The improvement is due in part to the hiring of more than 4,000 new customer service workers, funded through the Inflation Reduction Act of 2022 (IRA).
The IRS will consider adding other measures of taxpayer support, including the speed of issuing refunds, reductions in paperwork requirements, and the ease of making direct deposits into taxpayer bank accounts.
“I believe this money will certainly lead to faster responses to taxpayers,” Yellen told members of the Senate Finance Committee in testimony about President Joe Biden’s 2024 budget proposal.
Giving the IRS oversight of paid tax preparers would also improve the taxpayer experience, Yellen said.
“At present, incompetent and dishonest tax preparers disadvantage taxpayers and undermine confidence in the tax system. I believe the IRS should have the authority to oversee paid preparers.”

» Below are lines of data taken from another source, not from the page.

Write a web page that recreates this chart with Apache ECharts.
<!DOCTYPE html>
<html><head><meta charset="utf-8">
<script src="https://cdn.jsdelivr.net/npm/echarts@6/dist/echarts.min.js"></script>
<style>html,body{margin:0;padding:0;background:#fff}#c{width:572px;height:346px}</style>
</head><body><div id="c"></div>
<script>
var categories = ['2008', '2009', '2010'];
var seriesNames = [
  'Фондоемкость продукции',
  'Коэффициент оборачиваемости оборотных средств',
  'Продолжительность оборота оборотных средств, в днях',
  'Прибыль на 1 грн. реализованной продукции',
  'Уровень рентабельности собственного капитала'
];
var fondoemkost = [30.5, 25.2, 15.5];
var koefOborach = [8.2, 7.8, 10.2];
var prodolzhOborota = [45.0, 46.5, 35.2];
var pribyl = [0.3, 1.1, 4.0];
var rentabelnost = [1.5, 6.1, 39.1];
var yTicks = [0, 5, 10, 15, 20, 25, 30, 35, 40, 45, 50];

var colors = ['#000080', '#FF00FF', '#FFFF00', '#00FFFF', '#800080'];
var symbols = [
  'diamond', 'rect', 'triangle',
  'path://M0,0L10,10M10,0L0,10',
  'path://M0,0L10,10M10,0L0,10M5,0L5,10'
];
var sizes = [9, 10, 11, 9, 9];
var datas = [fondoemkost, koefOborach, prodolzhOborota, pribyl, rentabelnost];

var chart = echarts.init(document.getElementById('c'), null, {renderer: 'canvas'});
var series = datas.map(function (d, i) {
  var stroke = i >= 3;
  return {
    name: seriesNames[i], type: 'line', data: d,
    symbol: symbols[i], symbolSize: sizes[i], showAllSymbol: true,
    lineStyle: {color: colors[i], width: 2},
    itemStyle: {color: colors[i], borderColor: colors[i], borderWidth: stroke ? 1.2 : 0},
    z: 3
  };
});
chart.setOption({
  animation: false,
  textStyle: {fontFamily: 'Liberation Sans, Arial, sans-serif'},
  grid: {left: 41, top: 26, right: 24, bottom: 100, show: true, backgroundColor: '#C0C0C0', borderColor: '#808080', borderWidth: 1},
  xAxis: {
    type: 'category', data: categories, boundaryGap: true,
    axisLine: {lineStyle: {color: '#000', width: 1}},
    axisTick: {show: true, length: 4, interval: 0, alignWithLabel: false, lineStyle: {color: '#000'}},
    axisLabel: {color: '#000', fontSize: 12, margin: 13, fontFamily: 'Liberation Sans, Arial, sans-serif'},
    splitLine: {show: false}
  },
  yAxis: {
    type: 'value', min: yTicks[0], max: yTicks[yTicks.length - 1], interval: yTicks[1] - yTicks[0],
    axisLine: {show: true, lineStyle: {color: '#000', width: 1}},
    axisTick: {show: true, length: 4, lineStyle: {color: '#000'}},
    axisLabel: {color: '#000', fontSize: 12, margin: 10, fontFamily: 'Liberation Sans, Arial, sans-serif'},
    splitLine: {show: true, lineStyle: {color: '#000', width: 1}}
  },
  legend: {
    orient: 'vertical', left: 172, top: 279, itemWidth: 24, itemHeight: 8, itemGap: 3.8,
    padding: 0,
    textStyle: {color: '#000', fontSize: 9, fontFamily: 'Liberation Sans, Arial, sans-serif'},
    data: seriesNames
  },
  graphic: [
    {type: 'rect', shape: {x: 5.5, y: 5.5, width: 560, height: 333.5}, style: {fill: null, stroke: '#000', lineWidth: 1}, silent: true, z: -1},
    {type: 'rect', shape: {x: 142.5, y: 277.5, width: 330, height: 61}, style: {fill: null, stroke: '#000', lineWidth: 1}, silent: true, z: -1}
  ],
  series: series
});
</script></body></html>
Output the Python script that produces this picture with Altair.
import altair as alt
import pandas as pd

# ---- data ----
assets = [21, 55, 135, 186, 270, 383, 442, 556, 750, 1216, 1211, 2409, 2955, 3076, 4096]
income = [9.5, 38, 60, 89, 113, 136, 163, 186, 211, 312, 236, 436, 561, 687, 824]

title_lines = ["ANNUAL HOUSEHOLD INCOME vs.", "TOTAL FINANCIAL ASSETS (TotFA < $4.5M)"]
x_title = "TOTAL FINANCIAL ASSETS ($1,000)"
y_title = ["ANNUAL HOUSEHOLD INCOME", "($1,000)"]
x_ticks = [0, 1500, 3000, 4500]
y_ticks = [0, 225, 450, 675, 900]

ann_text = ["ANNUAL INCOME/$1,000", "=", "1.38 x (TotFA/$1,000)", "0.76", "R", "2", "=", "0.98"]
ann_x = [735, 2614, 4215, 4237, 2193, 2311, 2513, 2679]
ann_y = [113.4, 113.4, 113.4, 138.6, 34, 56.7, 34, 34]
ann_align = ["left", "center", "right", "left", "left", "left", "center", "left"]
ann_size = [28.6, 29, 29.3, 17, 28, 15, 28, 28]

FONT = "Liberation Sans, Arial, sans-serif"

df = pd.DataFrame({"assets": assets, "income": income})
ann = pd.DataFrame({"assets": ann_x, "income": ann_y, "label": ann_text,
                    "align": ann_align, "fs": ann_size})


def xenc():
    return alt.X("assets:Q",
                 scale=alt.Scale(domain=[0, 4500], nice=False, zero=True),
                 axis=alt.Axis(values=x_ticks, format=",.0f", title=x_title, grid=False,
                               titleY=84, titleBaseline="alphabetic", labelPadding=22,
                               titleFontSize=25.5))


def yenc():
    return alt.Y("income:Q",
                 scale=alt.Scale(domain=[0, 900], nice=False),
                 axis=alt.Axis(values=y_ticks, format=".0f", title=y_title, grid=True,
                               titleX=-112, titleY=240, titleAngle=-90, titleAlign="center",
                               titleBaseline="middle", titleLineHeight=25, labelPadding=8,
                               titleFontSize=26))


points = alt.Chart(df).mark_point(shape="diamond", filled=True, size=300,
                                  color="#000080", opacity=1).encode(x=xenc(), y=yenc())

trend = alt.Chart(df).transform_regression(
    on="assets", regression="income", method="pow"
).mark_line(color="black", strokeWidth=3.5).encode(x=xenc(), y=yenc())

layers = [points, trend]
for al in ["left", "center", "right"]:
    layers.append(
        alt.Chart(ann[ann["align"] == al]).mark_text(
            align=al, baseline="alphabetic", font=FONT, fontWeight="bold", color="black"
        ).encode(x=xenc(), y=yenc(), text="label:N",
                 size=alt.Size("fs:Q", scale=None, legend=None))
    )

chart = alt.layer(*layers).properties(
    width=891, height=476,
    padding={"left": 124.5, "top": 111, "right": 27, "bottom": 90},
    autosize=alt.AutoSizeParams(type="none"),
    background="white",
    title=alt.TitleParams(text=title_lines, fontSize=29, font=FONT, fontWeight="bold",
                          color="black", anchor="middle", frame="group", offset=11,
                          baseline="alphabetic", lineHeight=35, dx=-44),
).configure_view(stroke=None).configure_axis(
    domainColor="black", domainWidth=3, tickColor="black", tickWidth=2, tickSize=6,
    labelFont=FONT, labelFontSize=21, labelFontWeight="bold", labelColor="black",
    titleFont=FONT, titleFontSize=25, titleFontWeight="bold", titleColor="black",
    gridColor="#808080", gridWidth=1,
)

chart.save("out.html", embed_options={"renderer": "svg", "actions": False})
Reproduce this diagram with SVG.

Doing so would improve the accuracy of tax filings and help taxpayers avoid interest and penalties incurred by taking bad advice from unqualified preparers, Yellen said.
Current law requires no licensing or minimum competency for paid tax preparers. The IRS has repeatedly asked Congress for the authority to set the standards for those preparing returns for customers.
Despite the improvements shown in IRS customer service, Republican senators voiced frustration over the fact that the IRA authorized billions in funding for the IRS with no blueprint for how the money would be used.
“Last year the administration pushed through an $80 billion blank check for the IRS without a spending plan. Only in Washington, D.C., would Congress pass an $80 billion appropriation without any plan as to how it’s going to be implemented,” said Sen. John Cornyn (R-Texas).
Sen. John Thune (R-S.D.) said that in addition to the $80 billion provided to the IRS last year, the agency is seeking an additional 15 percent increase for the 2024 fiscal year, which he said amounts to $29 billion.
“We still don’t have the plan for the $80 billion in IRS funding,” Thune said.
“So could you speak to when we might see a plan since there’s a request now for additional funding above and beyond what was a massive historic amount of funding in the IRA?”
“The plan is almost complete, and you should have it in the near future,” Yellen said, clarifying that to mean “in a matter of weeks.”